WORK TO COMPLETE ::
Look for the string "this" in every line, and copy each line that has it.

RECORDED DATA ::

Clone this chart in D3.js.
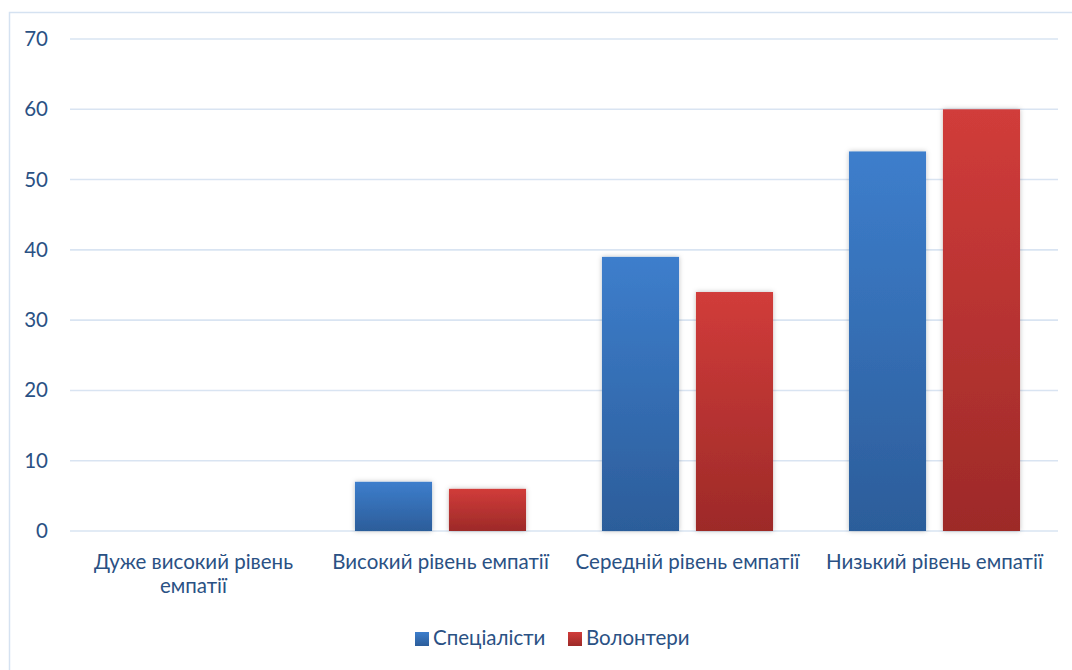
<!DOCTYPE html>
<html><head><meta charset="utf-8">
<script src="https://cdn.jsdelivr.net/npm/d3@7"></script>
<style>
body{margin:0;background:#fff;}
svg text{font-family:Lato,"Open Sans",sans-serif;fill:#2a5184;}
</style></head>
<body>
<svg id="c" width="1072" height="670"></svg>
<script>
const categories = ["Дуже високий рівень емпатії","Високий рівень емпатії","Середній рівень емпатії","Низький рівень емпатії"];
const seriesNames = ["Спеціалісти","Волонтери"];
const specialists = [0, 7, 39, 54];
const volunteers = [0, 6, 34, 60];
const yTicks = [0,10,20,30,40,50,60,70];

const svg = d3.select("#c");
const m={left:70,right:1058,top:39,bottom:531};
const FS="20.5px";

const defs = svg.append("defs");
const grads = [["gb","#3d7ecc","#2c5d9a"],["gr","#d13c3a","#9d2a28"]];
grads.forEach(([id,a,b])=>{
  const g=defs.append("linearGradient").attr("id",id).attr("x1",0).attr("y1",0).attr("x2",0).attr("y2",1);
  g.append("stop").attr("offset","0%").attr("stop-color",a);
  g.append("stop").attr("offset","100%").attr("stop-color",b);
});
const f=defs.append("filter").attr("id","sh").attr("x","-20%").attr("y","-20%").attr("width","140%").attr("height","140%");
f.append("feDropShadow").attr("dx",0).attr("dy",0).attr("stdDeviation",2.5).attr("flood-color","#000").attr("flood-opacity",0.25);

svg.append("rect").attr("x",9.5).attr("y",12.5).attr("width",1070).attr("height",670).attr("fill","none").attr("stroke","#d5e2f1").attr("stroke-width",1.5);

const y=d3.scaleLinear().domain([0,70]).range([m.bottom,m.top]);
const x=d3.scaleBand().domain(categories).range([m.left,m.right]).paddingInner(0).paddingOuter(0);
const xs=d3.scaleBand().domain(seriesNames).range([0,x.bandwidth()]).paddingInner(0.18).paddingOuter(0.404);

svg.append("g").selectAll("line").data(yTicks).join("line")
  .attr("x1",m.left).attr("x2",m.right).attr("y1",d=>y(d)).attr("y2",d=>y(d))
  .attr("stroke","#d9e4f2").attr("stroke-width",1.6);

const yAxis=d3.axisLeft(y).tickValues(yTicks).tickSize(0).tickPadding(0);
const ya=svg.append("g").attr("transform","translate(48,0)").call(yAxis);
ya.select(".domain").remove();
ya.selectAll("text").style("font-size",FS).attr("fill","#2a5184").style("font-family","Lato,'Open Sans',sans-serif");

const data=categories.map((c,i)=>({c,vals:[specialists[i],volunteers[i]]}));
const grp=svg.append("g").selectAll("g").data(data).join("g").attr("transform",d=>`translate(${x(d.c)},0)`);
grp.selectAll("rect").data(d=>d.vals.map((v,j)=>({v,s:seriesNames[j],j}))).join("rect")
  .filter(d=>d.v>0)
  .attr("x",d=>xs(d.s)).attr("width",xs.bandwidth())
  .attr("y",d=>y(d.v)).attr("height",d=>y(0)-y(d.v))
  .attr("fill",d=>d.j===0?"url(#gb)":"url(#gr)").attr("filter","url(#sh)");

const xa=d3.axisBottom(x).tickSize(0).tickPadding(0);
const xg=svg.append("g").attr("transform",`translate(0,${m.bottom})`).call(xa);
xg.select(".domain").remove();
xg.selectAll("text").remove();
const wraps={"Дуже високий рівень емпатії":["Дуже високий рівень","емпатії"]};
xg.selectAll(".tick").each(function(d){
  const lines=wraps[d]||[d];
  const t=d3.select(this).append("text").attr("text-anchor","middle").style("font-size",FS).attr("fill","#2a5184");
  lines.forEach((l,i)=>t.append("tspan").attr("x",0).attr("y",38+i*24).text(l));
});

const leg=svg.append("g");
const items=[{n:seriesNames[0],g:"url(#gb)",x:415},{n:seriesNames[1],g:"url(#gr)",x:568}];
items.forEach(it=>{
  leg.append("rect").attr("x",it.x).attr("y",632).attr("width",14).attr("height",14).attr("fill",it.g);
  leg.append("text").attr("x",it.x+18).attr("y",645).style("font-size",FS).text(it.n);
});
</script>
</body></html>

OUTPUT OF THE EXERCISE ::
Clone this chart in D3.js.
  const t=d3.select(this).append("text").attr("text-anchor","middle").style("font-size",FS).attr("fill","#2a5184");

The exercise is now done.